If you find yourself in the situation of needing to feed BFI=1 with no frame
data bits to the decoder, call the following function in the place of
EFR_decode_frame():

extern void EFR_decode_bfi_nodata(struct EFR_decoder_state *st, int taf,
				  int16_t *pcm);

This function begins by checking the internal state flag RX_SP_FLAG, indicating
whether the decoder is in speech or comfort noise generation mode.  If
RX_SP_FLAG is set, indicating speech state, then the main body of the decoder
will be making use of fixed codebook pulse parameters even for erroneous frames,
and EFR_decode_bfi_nodata() will invoke a PRNG to fill in pseudorandom bits.
If RX_SP_FLAG is clear, then the decoder is generating comfort noise following
reception of a SID, and BFI conditions are fully expected because the
transmitter is expected to be off.  In this case EFR_decode_bfi_nodata() feeds
all-zeros parameters to the main body of the decoder, as none of them will be
used.

Stateless utility functions
===========================

All functions in this section are stateless (no encoder state or decoder state
structure is needed); they merely manipulate bit fields.
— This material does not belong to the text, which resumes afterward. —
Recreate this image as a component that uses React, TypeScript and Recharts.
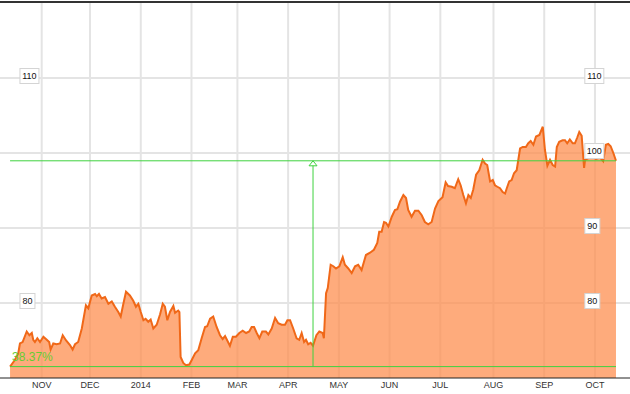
import React from 'react';
import { ComposedChart, Area, XAxis, YAxis, CartesianGrid, ReferenceLine, ReferenceDot } from 'recharts';

// x = trading-day index counted from the first session of November 2013
const DAYS = [
  -13.1, -11.1, -9.7, -9.0, -7.9, -6.2, -5.1, -4.1, -3.5, -2.8, -1.8, -0.7, 0.7, 2.1, 3.1, 3.7, 4.8, 6.2, 7.6, 8.7,
  10.1, 11.7, 12.8, 13.8, 15.1, 16.6, 18.3, 19.3, 20.7, 22.1, 22.8, 23.7, 24.8, 26.2, 27.6, 29.0, 30.3, 31.7, 32.7, 33.8,
  34.9, 36.5, 37.9, 39.0, 40.0, 41.0, 42.1, 43.0, 44.1, 45.1, 46.2, 47.6, 49.0, 50.1, 51.0, 52.0, 53.1, 54.5, 55.2, 56.5,
  57.0, 57.5, 58.6, 59.7, 61.1, 62.1, 63.5, 64.8, 66.2, 67.6, 68.5, 69.7, 71.0, 72.4, 73.8, 74.9, 75.9, 77.9, 79.1, 80.4,
  81.8, 83.2, 84.6, 85.9, 86.9, 87.9, 89.0, 90.1, 91.3, 92.8, 93.8, 95.2, 96.6, 97.9, 99.3, 100.7, 101.7, 102.8, 104.1, 105.5,
  106.6, 107.6, 108.6, 109.4, 110.3, 111.3, 112.3, 113.7, 114.9, 116.3, 116.8, 117.7, 118.4, 119.6, 120.7, 121.8, 123.2, 124.6, 125.5, 126.9,
  128.3, 129.7, 131.0, 132.4, 134.2, 135.9, 137.5, 138.9, 139.7, 140.7, 141.7, 142.5, 143.5, 144.9, 146.2, 147.2, 148.3, 149.7, 150.8, 151.7,
  153.1, 154.5, 155.9, 157.3, 158.6, 160.0, 161.4, 162.8, 164.2, 165.9, 167.2, 168.2, 169.7, 171.0, 172.4, 173.4, 174.5, 175.6, 176.6, 177.6,
  178.6, 179.8, 181.1, 182.5, 183.5, 184.4, 185.6, 186.7, 187.6, 188.6, 189.7, 190.8, 191.8, 192.5, 193.5, 194.5, 195.5, 196.6, 198.0, 199.1,
  200.4, 201.4, 202.4, 203.5, 204.6, 206.0, 207.4, 208.3, 209.3, 210.4, 211.5, 212.5, 213.2, 214.2, 215.6, 216.6, 217.5, 218.6, 219.8, 220.7,
  221.7, 222.5, 223.5, 224.5, 224.9, 226.1, 227.8, 229.4, 231.1, 232.4, 233.5, 234.5, 235.5, 236.6, 237.7,
];

const CLOSE = [
  71.52, 72.4, 73.3, 74.6, 74.8, 76.2, 75.7, 76.0, 75.1, 74.8, 75.3, 74.8, 75.5, 75.1, 74.8, 73.8, 74.6, 74.5, 74.6, 75.7,
  75.0, 74.4, 73.8, 74.5, 74.8, 76.6, 79.7, 79.3, 81.0, 81.2, 80.9, 81.2, 80.6, 80.8, 79.9, 80.2, 79.5, 78.8, 78.2, 79.9,
  81.5, 81.0, 80.3, 79.5, 79.9, 78.8, 77.7, 77.9, 77.5, 77.8, 76.6, 77.1, 78.5, 79.9, 79.5, 77.7, 78.8, 79.6, 78.7, 79.0,
  78.8, 72.8, 72.0, 71.7, 71.8, 72.4, 73.3, 73.7, 75.3, 76.8, 76.9, 77.9, 78.2, 76.8, 75.7, 75.2, 75.6, 74.3, 75.5, 75.5,
  76.0, 76.3, 76.0, 76.2, 76.8, 76.8, 76.0, 75.3, 76.2, 76.2, 75.8, 76.6, 78.0, 77.3, 77.1, 77.1, 77.7, 77.7, 76.6, 75.3,
  75.1, 76.0, 74.8, 75.1, 74.5, 74.7, 74.3, 75.7, 76.2, 76.0, 75.3, 81.3, 82.0, 85.1, 84.9, 84.6, 84.9, 86.1, 85.1, 84.6,
  84.0, 84.9, 85.1, 84.4, 86.4, 86.7, 87.1, 88.0, 89.5, 89.5, 90.8, 90.7, 90.2, 91.5, 92.4, 92.5, 93.5, 94.4, 94.0, 92.4,
  91.5, 92.3, 92.3, 91.7, 90.8, 90.5, 90.8, 92.6, 93.6, 94.1, 96.1, 95.6, 95.5, 95.3, 96.5, 95.7, 94.4, 93.3, 94.4, 94.0,
  95.1, 97.1, 97.7, 99.1, 98.6, 98.4, 96.2, 96.4, 95.7, 95.5, 95.3, 94.8, 94.6, 95.3, 96.2, 96.4, 97.3, 97.7, 100.6, 100.8,
  100.8, 101.3, 101.6, 101.1, 102.2, 102.4, 103.5, 100.4, 98.3, 99.1, 98.4, 98.2, 100.8, 101.5, 101.7, 101.7, 101.3, 101.8, 101.3, 101.3,
  102.1, 102.8, 102.3, 98.0, 99.1, 99.3, 99.5, 99.2, 99.4, 98.9, 101.1, 101.2, 100.9, 100.0, 98.96,
];

// first session of each month
const MONTH_TICKS = [0, 20, 41, 62, 81, 102, 123, 144, 165, 187, 208, 229];
const MONTH_LABELS = ['NOV', 'DEC', '2014', 'FEB', 'MAR', 'APR', 'MAY', 'JUN', 'JUL', 'AUG', 'SEP', 'OCT'];

const PRICE_GRID = [110, 100, 90, 80];
const LEFT_TICKS = [110, 80];
const RIGHT_TICKS = [110, 100, 90, 80];
// where the price boxes sit, on the day axis
const LEFT_BOX_DAY = -9;
const RIGHT_BOX_DAY = 224.8;

const START_PRICE = 71.52;
const END_PRICE = 98.96;
const MARK_DAY = 112.3;
const CHANGE_LABEL = '38.37%';

const data = DAYS.map((d, i) => ({ day: d, close: CLOSE[i] }));
const firstDay = DAYS[0];
const lastDay = DAYS[DAYS.length - 1];

const FONT = 'Arial, "Liberation Sans", sans-serif';
const GREEN = '#3fd23f';
const GRID = '#e4e4e4';

function PriceBox({ cx, cy, value }: any) {
  const w = String(value).length > 2 ? 19 : 15;
  return (
    <g>
      <rect x={cx} y={cy - 9.5} width={w} height={15} fill="#fff" stroke="#d4d4d4" strokeWidth={1} />
      <text x={cx + w / 2} y={cy + 1.2} textAnchor="middle" fontSize={9} fontFamily={FONT} fill="#111">{value}</text>
    </g>
  );
}

function Arrow({ cx, cy }: any) {
  return <path d={`M${cx - 4},${cy + 5} L${cx},${cy} L${cx + 4},${cy + 5} Z`} fill="#fff" stroke={GREEN} strokeWidth={1} />;
}

export default function App() {
  return (
    <div style={{ position: 'absolute', left: 0, top: 0, width: 630, height: 394, background: '#fff' }}>
      <div style={{ position: 'absolute', left: 0, top: 1, width: 630, height: 2, background: '#333' }} />
      <ComposedChart width={630} height={394} data={data} margin={{ top: 3, right: 0, left: 0, bottom: 0 }}>
        <CartesianGrid
          yAxisId="p"
          stroke={GRID}
          strokeWidth={2}
          horizontalValues={PRICE_GRID}
          verticalValues={MONTH_TICKS}
        />
        <XAxis
          dataKey="day"
          type="number"
          domain={[-17.26, 243.5]}
          allowDataOverflow
          ticks={MONTH_TICKS}
          tickFormatter={(v: number) => MONTH_LABELS[MONTH_TICKS.indexOf(v)]}
          height={16}
          tickSize={4}
          tickMargin={0}
          tickLine={false}
          axisLine={{ stroke: '#222', strokeWidth: 1 }}
          tick={{ fontSize: 9, fill: '#333', fontFamily: FONT }}
          interval={0}
        />
        <YAxis yAxisId="p" hide domain={[70, 120]} allowDataOverflow />
        <Area
          yAxisId="p"
          type="linear"
          dataKey="close"
          stroke="#f06818"
          strokeWidth={2}
          fill="#fd8a4a"
          fillOpacity={0.72}
          isAnimationActive={false}
          dot={false}
          activeDot={false}
        />
        <ReferenceLine yAxisId="p" segment={[{ x: firstDay, y: END_PRICE }, { x: lastDay, y: END_PRICE }]} stroke={GREEN} strokeWidth={1} />
        <ReferenceLine
          yAxisId="p"
          segment={[{ x: firstDay, y: START_PRICE }, { x: lastDay, y: START_PRICE }]}
          stroke={GREEN}
          strokeWidth={1}
          label={(p: any) => (
            <text x={p.viewBox.x + 2} y={p.viewBox.y - 6} fontSize={12} fontFamily={FONT} fill="#66cc33">{CHANGE_LABEL}</text>
          )}
        />
        <ReferenceLine yAxisId="p" segment={[{ x: MARK_DAY, y: START_PRICE }, { x: MARK_DAY, y: END_PRICE }]} stroke={GREEN} strokeWidth={1} />
        <ReferenceDot yAxisId="p" x={MARK_DAY} y={END_PRICE} shape={<Arrow />} />
        {LEFT_TICKS.map((v) => (
          <ReferenceDot key={`l${v}`} yAxisId="p" x={LEFT_BOX_DAY} y={v} shape={<PriceBox value={v} />} />
        ))}
        {RIGHT_TICKS.map((v) => (
          <ReferenceDot key={`r${v}`} yAxisId="p" x={RIGHT_BOX_DAY} y={v} shape={<PriceBox value={v} />} />
        ))}
      </ComposedChart>
    </div>
  );
}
extern void EFR_frame2params(const uint8_t *frame, int16_t *params);

This function unpacks an EFR codec frame in ETSI TS 101 318 RTP encoding (the
upper nibble of the first byte is NOT checked, i.e., there is NO enforcement of
0xC signature) into an array of 57 (EFR_NUM_PARAMS) parameter words for the
codec.  int16_t signed type is used for the params array (even though all
parameters are actually unsigned) in order to match the guts of ETSI-based EFR
codec, and EFR_frame2params() is called internally by EFR_decode_frame().

extern void EFR_params2frame(const int16_t *params, uint8_t *frame);

This function takes an array of 57 (EFR_NUM_PARAMS) EFR codec parameter words
and packs them into a 31-byte (EFR_RTP_FRAME_LEN) frame in ETSI TS 101 318
format.  The 0xC signature is generated by this function, and every byte of the
output buffer is fully written without regard to any previous content.  This
function is called internally by EFR_encode_frame().

extern int EFR_sid_classify(const uint8_t *frame);

This function analyzes an RTP-encoded EFR frame (the upper nibble of the first
byte is NOT checked for 0xC signature) for the SID codeword of GSM 06.62 and
classifies the frame as SID=0, SID=1 or SID=2 per the rules of GSM 06.81
section 6.1.1.

extern void EFR_insert_sid_codeword(uint8_t *frame);

This function inserts the SID codeword of GSM 06.62 into the frame in the
pointed-to buffer; specifically, the 95 bits that make up the SID field are all
set to 1s, but all other bits remain unchanged.  This function is arguably least
useful to external users of libgsmefr, but it exists because of how the original
code from ETSI generates SID frames produced by the encoder in DTX mode.

Parameter-based encoder and decoder functions
=============================================

The EFR_encode_frame() and EFR_decode_frame() functions described earlier in
this document constitute the most practically useful (intended for actual use)
interfaces to our EFR encoder and decoder, but they are actually wrappers around
these parameter-based functions:

extern void EFR_encode_params(struct EFR_encoder_state *st, const int16_t *pcm,
			      int16_t *params, int *sp, int *vad);

This function is similar to EFR_encode_frame(), but the output is an array of
57 (EFR_NUM_PARAMS) codec parameter words rather than a finished frame.  The two
extra output flags are optional (pointers may be NULL) just like with
EFR_encode_frame(), but there is a catch: if the output frame is a SID (which
can only happen if DTX is enabled), the bits inside parameter words that would
correspond to SID codeword bits are NOT set, instead one MUST call
EFR_insert_sid_codeword() after packing the frame with EFR_params2frame().  The
wrapper in EFR_encode_frame() does exactly as described, and the overall logic
follows the original code structure from ETSI.

extern void EFR_decode_params(struct EFR_decoder_state *st,
			      const int16_t *params, int bfi, int sid, int taf,
			      int16_t *pcm);

This function is similar to EFR_decode_frame() with the frame input replaced
with params array input, but the SID classification per the rules of GSM 06.81
section 6.1.1 needs to be provided by the caller.  The wrapper in
EFR_decode_frame() calls both EFR_frame2params() and EFR_sid_classify() before
passing the work to EFR_decode_params().

State reset functions
=====================

extern void EFR_encoder_reset(struct EFR_encoder_state *st, int dtx);
extern void EFR_decoder_reset(struct EFR_decoder_state *st);

These functions reset the state of the encoder or the decoder, respectively;
the entire state structure is fully initialized to the respective home state
defined in GSM 06.60 section 8.5 for the encoder or section 8.6 for the decoder.

EFR_encoder_reset() is called internally by EFR_encoder_create() and by the
encoder itself when it encounters the ETSI-prescribed encoder homing frame;
EFR_decoder_reset() is called internally by EFR_decoder_create() and by the
decoder itself when it encounters the ETSI-prescribed decoder homing frame.
Therefore, there is generally no need for libgsmefr users to call these
functions directly - but they are made public for the sake of completeness.

If you call EFR_encoder_reset() manually, you can change the DTX enable/disable
flag from its initial value given to EFR_encoder_create() - the new value of
this flag passed to EFR_encoder_reset() always takes effect.  There is no
provision for changing this mode within an encoder session without a full reset.